Switch your point of view.  After you have begun noticing and writing what you are thankful for, start switching your point of view from negative to positive, upset to grateful.  This takes time and practice.  You are responsible for your own thinking, and you can create an air of gratitude simply by saying that you feel this way!  In some cases, you can even fake it until you make it.

Be humble.  Humility is the “act of being modest or respectful.”  Think about what you take for granted and if you can shift your attitude and position.  Humility helps us be open to new ways of thinking and experiencing the world.

Humble people can receive a bad rap. Humility is frequently associated with being too passive, submissive or insecure, but this couldn’t be any further from the truth.

Instead, humble people are quite the opposite—confident and competent in themselves so much that, as a result, they seek to lift up others. Humble people don’t feel the need to boast about themselves but instead, let their actions speak for their ideals. To be humble is not to think less of oneself, but to think of oneself less.

To help identify what humility looks like (and how you can adopt greater humility for yourself. After all, who doesn’t need greater humility?), here are a few habits of humble people:

  • They’re Situationally Aware – situational awareness is a function of emotional intelligence as it is being aware of oneself, the group, the actions of each and the social dynamics therein. As such, situationally aware people aim their focus outward as they try to absorb/learn more about the situation.
  • They Retain Relationships – studies have shown that humble people are more likely to help friends. As a result, they maintain stronger personal and professional relationships.
  • They Put Others First – Humble people know their self-worth. As a result, they don’t feel the need to cast themselves before others just to show them how much they know.
  • They Listen – There’s nothing more annoying than being in a conversation with somebody who you can just tell is dying to get his or her words in. When you see their mental gears spinning, it’s a sign they’re not listening but rather waiting to speak. Why? Because they believe that what they have to say is more valuable than listening to you. In other words, they’re placing their self-interest first.
  • They’re Curious – Humble people seek knowledge because they are perpetual learners and realize that they don’t have all the answers. They glean knowledge from the experiences of others and crave more opportunities to learn.
  • They Start Sentences With “You” Rather Than “I” – Humble people put others at the forefront of their thoughts. Humble people brag about others, while prideful people brag about themselves.
  • They Accept Feedback – Humble people are not only receptive to constructive criticism but actively seek it because they know that feedback is a pathway to improvement.
  • They are avid learners – Humility displays a willingness to learn and become better–two things that everybody should cultivate.

Share your appreciation.  Give a compliment or praise.  Let other people know that you appreciate them. Practice random acts of kindness and expect nothing in return.  Put out positive vibes and energy just because you can.
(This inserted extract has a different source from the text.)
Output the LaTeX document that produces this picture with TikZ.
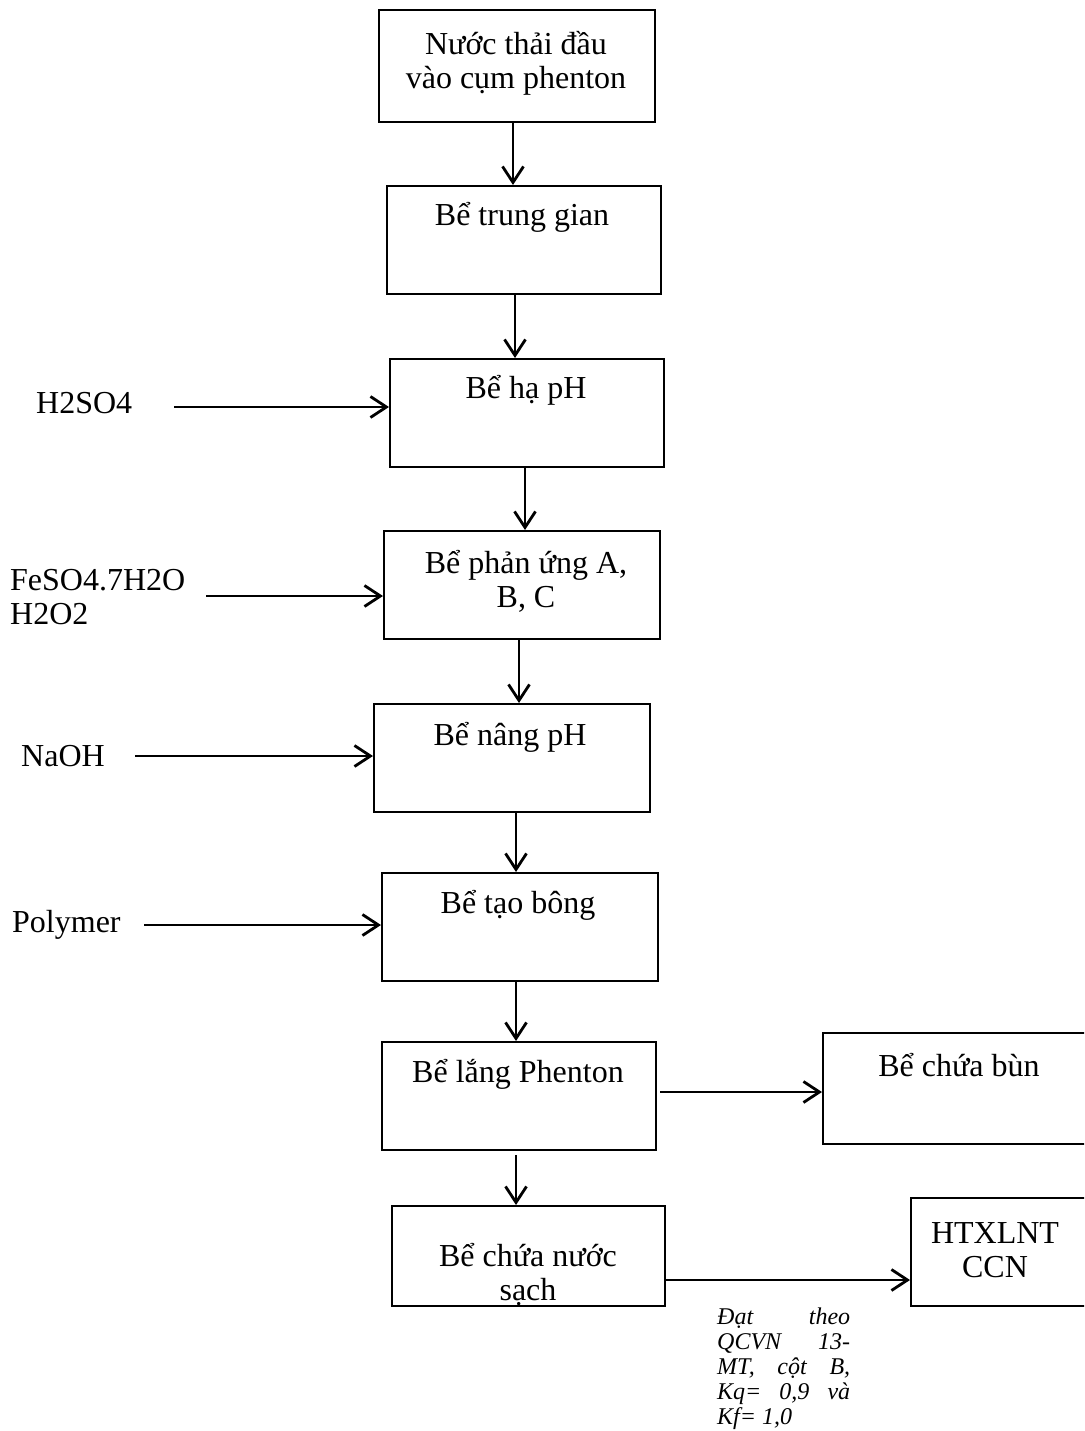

Say thank you.

See the silver lining in every situation.  Make lemonade out of lemons.  Ask yourself, “what can I learn from this?”  “How can I prevent this negative event from happening again or how can I have a different reaction next time?”  In every situation, there is opportunity to learn and grow.

Donate.  Be giving of your time, energy and financial resources.  Join a cause that speaks to you because you are grateful for what you have been given or able to earn.  Donating helps us live in gratitude because we are helping people who are less fortunate.

Know in your heart that God is good and that even though life can be hard sometimes, our attitudes can play a big role in how we experience it.  Be thankful, show gratitude and have a Blessed Thanksgiving.